A terceira versão da governação Costa, naturalmente já não existe, tenha ou não Marcelo a demitido, tenha ou não dissolvido a AR.

É aí que Costa decide tirar o joker do bolso esquerdo, combinando aquela inenarrável rábula do “demito-me, não te demites nada”, que vem desafiar, como nunca, Marcelo.

As coisas estão más para o governo, mas só podem piorar. Costa pica, com ferros longos e duros, um Marcelo ferido, esperando que a adrenalina do professor o leve a partir a loiça, dando involuntariamente uma última oportunidade a Costa. Seria o adeus á CPI da TAP, permitindo a Costa apresentar-se o mais fresco possível, argumentar que sobrevoou as trapalhadas sem que fosse parte destas.

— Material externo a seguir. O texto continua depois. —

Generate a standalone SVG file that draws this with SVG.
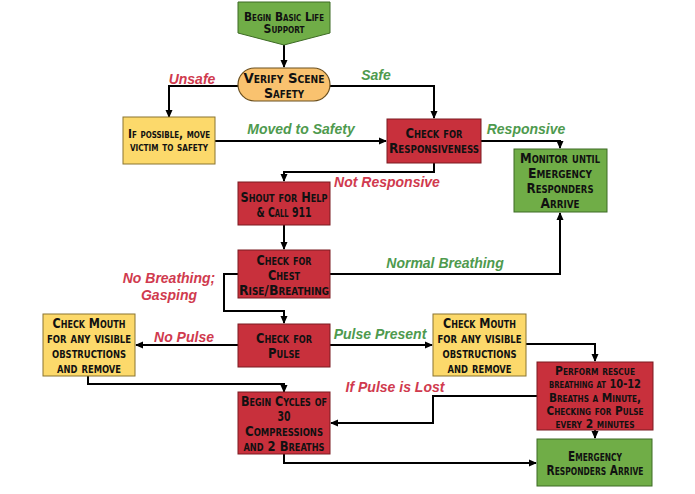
<svg xmlns="http://www.w3.org/2000/svg" width="695" height="494" viewBox="0 0 695 494">
<defs>
<marker id="ah" markerWidth="8" markerHeight="8" refX="7" refY="4" orient="auto" markerUnits="userSpaceOnUse">
<path d="M0,0.5 L8,4 L0,7.5 Z" fill="#000"/>
</marker>
<style>
.red{fill:#c8303c;stroke:#7a1a20;stroke-width:1}
.yel{fill:#fcd96b;stroke:#8a7530;stroke-width:1}
.grn{fill:#70ad47;stroke:#3d6b25;stroke-width:1}
.org{fill:#f9c26f;stroke:#6b5020;stroke-width:1.2}
.nt{font-family:"DejaVu Sans Condensed","DejaVu Sans",sans-serif;font-weight:bold;font-variant:small-caps;font-size:14px;fill:#111;text-anchor:middle}
.big{font-size:14.5px}
.sm{font-size:12px}
.md{font-size:13px}
.c{fill:none;stroke:#000;stroke-width:2}
.lbl{font-family:"Liberation Sans",Arial,sans-serif;font-weight:bold;font-style:italic;font-size:14px;text-anchor:middle}
.lr{fill:#d03a4e}
.lg{fill:#4e9a4e}
</style>
</defs>
<rect width="695" height="494" fill="#fff"/>

<g id="connectors">
<path class="c" d="M284,45 V67" marker-end="url(#ah)"/>
<path class="c" d="M238,86 H169 V117" marker-end="url(#ah)"/>
<path class="c" d="M330,86 H434 V118" marker-end="url(#ah)"/>
<path class="c" d="M215,141 H386" marker-end="url(#ah)"/>
<path class="c" d="M481,141 H560 V148" marker-end="url(#ah)"/>
<path class="c" d="M434,163 V172 H284 V181" marker-end="url(#ah)"/>
<path class="c" d="M284,225 V249" marker-end="url(#ah)" stroke-width="1.2"/>
<path class="c" d="M330,274 H560 V213" marker-end="url(#ah)"/>
<path class="c" d="M238,274 H224 V311 H284 V323" marker-end="url(#ah)"/>
<path class="c" d="M238,345 H136" marker-end="url(#ah)"/>
<path class="c" d="M330,345 H432" marker-end="url(#ah)"/>
<path class="c" d="M88,376 V384 H284 V392" marker-end="url(#ah)"/>
<path class="c" d="M526,344 H595 V361" marker-end="url(#ah)"/>
<path class="c" d="M537,396 H433 V423 H331" marker-end="url(#ah)"/>
<path class="c" d="M595,430 V438" marker-end="url(#ah)" stroke-width="1.2"/>
<path class="c" d="M284,454 V463 H536" marker-end="url(#ah)"/>
</g>

<g id="edge-labels">
<text class="lbl lr" x="192" y="84">Unsafe</text>
<text class="lbl lg" x="376" y="80">Safe</text>
<text class="lbl lg" x="301" y="134">Moved to Safety</text>
<text class="lbl lg" x="526" y="134">Responsive</text>
<text class="lbl lr" x="387" y="187">Not Responsive</text>
<text class="lbl lg" x="445" y="268">Normal Breathing</text>
<text class="lbl lr" x="169" y="283">No Breathing;</text>
<text class="lbl lr" x="169" y="300">Gasping</text>
<text class="lbl lr" x="184" y="342">No Pulse</text>
<text class="lbl lg" x="380" y="339">Pulse Present</text>
<text class="lbl lr" x="395" y="392">If Pulse is Lost</text>
</g>

<g id="begin">
<path class="grn" d="M238,2 H330 V33 L284,45 L238,33 Z"/>
<text class="nt sm" x="284" y="21" textLength="80" lengthAdjust="spacingAndGlyphs">Begin Basic Life</text>
<text class="nt sm" x="284" y="33" textLength="41" lengthAdjust="spacingAndGlyphs">Support</text>
</g>

<g id="verify">
<rect class="org" x="238" y="68" width="92" height="33" rx="16.5"/>
<text class="nt big" x="284" y="83" textLength="81" lengthAdjust="spacingAndGlyphs">Verify Scene</text>
<text class="nt big" x="284" y="98" textLength="40" lengthAdjust="spacingAndGlyphs">Safety</text>
</g>

<g id="move">
<rect class="yel" x="123" y="117" width="92" height="47"/>
<text class="nt sm" x="169" y="138" textLength="82" lengthAdjust="spacingAndGlyphs">If possible, move</text>
<text class="nt sm" x="169" y="151" textLength="78" lengthAdjust="spacingAndGlyphs">victim to safety</text>
</g>

<g id="responsiveness">
<rect class="red" x="387" y="119" width="94" height="44"/>
<text class="nt" x="434" y="138" textLength="57" lengthAdjust="spacingAndGlyphs">Check for</text>
<text class="nt" x="434" y="153" textLength="90" lengthAdjust="spacingAndGlyphs">Responsiveness</text>
</g>

<g id="monitor">
<rect class="grn" x="514" y="149" width="93" height="63"/>
<text class="nt" x="560" y="163" textLength="80" lengthAdjust="spacingAndGlyphs">Monitor until</text>
<text class="nt" x="560" y="178" textLength="64" lengthAdjust="spacingAndGlyphs">Emergency</text>
<text class="nt" x="560" y="193" textLength="67" lengthAdjust="spacingAndGlyphs">Responders</text>
<text class="nt" x="560" y="208" textLength="39" lengthAdjust="spacingAndGlyphs">Arrive</text>
</g>

<g id="shout">
<rect class="red" x="238" y="182" width="92" height="43"/>
<text class="nt" x="284" y="202" textLength="87" lengthAdjust="spacingAndGlyphs">Shout for Help</text>
<text class="nt" x="284" y="217" textLength="55" lengthAdjust="spacingAndGlyphs">&amp; Call 911</text>
</g>

<g id="chest">
<rect class="red" x="238" y="250" width="92" height="48"/>
<text class="nt" x="284" y="265" textLength="55" lengthAdjust="spacingAndGlyphs">Check for</text>
<text class="nt" x="284" y="280" textLength="32" lengthAdjust="spacingAndGlyphs">Chest</text>
<text class="nt" x="284" y="295" textLength="90" lengthAdjust="spacingAndGlyphs">Rise/Breathing</text>
</g>

<g id="pulse">
<rect class="red" x="238" y="324" width="92" height="43"/>
<text class="nt" x="284" y="343" textLength="56" lengthAdjust="spacingAndGlyphs">Check for</text>
<text class="nt" x="284" y="358" textLength="32" lengthAdjust="spacingAndGlyphs">Pulse</text>
</g>

<g id="mouth-left">
<rect class="yel" x="43" y="314" width="92" height="62"/>
<text class="nt" x="89" y="328" textLength="73" lengthAdjust="spacingAndGlyphs">Check Mouth</text>
<text class="nt" x="89" y="343" textLength="84" lengthAdjust="spacingAndGlyphs">for any visible</text>
<text class="nt" x="89" y="358" textLength="74" lengthAdjust="spacingAndGlyphs">obstructions</text>
<text class="nt" x="89" y="373" textLength="64" lengthAdjust="spacingAndGlyphs">and remove</text>
</g>

<g id="mouth-right">
<rect class="yel" x="433" y="314" width="93" height="62"/>
<text class="nt" x="479.5" y="328" textLength="73" lengthAdjust="spacingAndGlyphs">Check Mouth</text>
<text class="nt" x="479.5" y="343" textLength="84" lengthAdjust="spacingAndGlyphs">for any visible</text>
<text class="nt" x="479.5" y="358" textLength="74" lengthAdjust="spacingAndGlyphs">obstructions</text>
<text class="nt" x="479.5" y="373" textLength="64" lengthAdjust="spacingAndGlyphs">and remove</text>
</g>

<g id="rescue">
<rect class="red" x="537" y="362" width="116" height="68"/>
<text class="nt md" x="595" y="375" textLength="80" lengthAdjust="spacingAndGlyphs">Perform rescue</text>
<text class="nt md" x="595" y="388" textLength="92" lengthAdjust="spacingAndGlyphs">breathing at 10-12</text>
<text class="nt md" x="595" y="402" textLength="92" lengthAdjust="spacingAndGlyphs">Breaths a Minute,</text>
<text class="nt md" x="595" y="415" textLength="97" lengthAdjust="spacingAndGlyphs">Checking for Pulse</text>
<text class="nt md" x="595" y="428" textLength="79" lengthAdjust="spacingAndGlyphs">every 2 minutes</text>
</g>

<g id="cycles">
<rect class="red" x="238" y="392" width="92" height="62"/>
<text class="nt" x="284" y="406" textLength="86" lengthAdjust="spacingAndGlyphs">Begin Cycles of</text>
<text class="nt" x="284" y="421" textLength="13" lengthAdjust="spacingAndGlyphs">30</text>
<text class="nt" x="284" y="436" textLength="78" lengthAdjust="spacingAndGlyphs">Compressions</text>
<text class="nt" x="284" y="451" textLength="81" lengthAdjust="spacingAndGlyphs">and 2 Breaths</text>
</g>

<g id="emergency">
<rect class="grn" x="537" y="439" width="115" height="47"/>
<text class="nt" x="595" y="461" textLength="54" lengthAdjust="spacingAndGlyphs">Emergency</text>
<text class="nt" x="595" y="475" textLength="97" lengthAdjust="spacingAndGlyphs">Responders Arrive</text>
</g>
</svg>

Marcelo, espero, terá a frieza dos sábios, engolindo o sapo da humilhação, mas deixando que este governo-morto se mumifique, permitindo que a CPI  seja um “abre-te sésamo” na gruta fundo das moedas de oiro da TAP, e que implique e desmascare os 40 parceiros de um qualquer Ali Babá de trazer por casa. Este governo dificilmente chega a Agosto na sua plenitude de funções. Mas não deve ter indulto.

Marcelo, “noutra vida”, minha e dele, a propósito doutra situação marcante da nossa vida pública, disse-me profeticamente que “o problema do homem inteligente é esquecer-se que há sempre alguém mais inteligente que o pode querer destruir”.

Espero que faça jus da fama de ser o homem mais inteligente.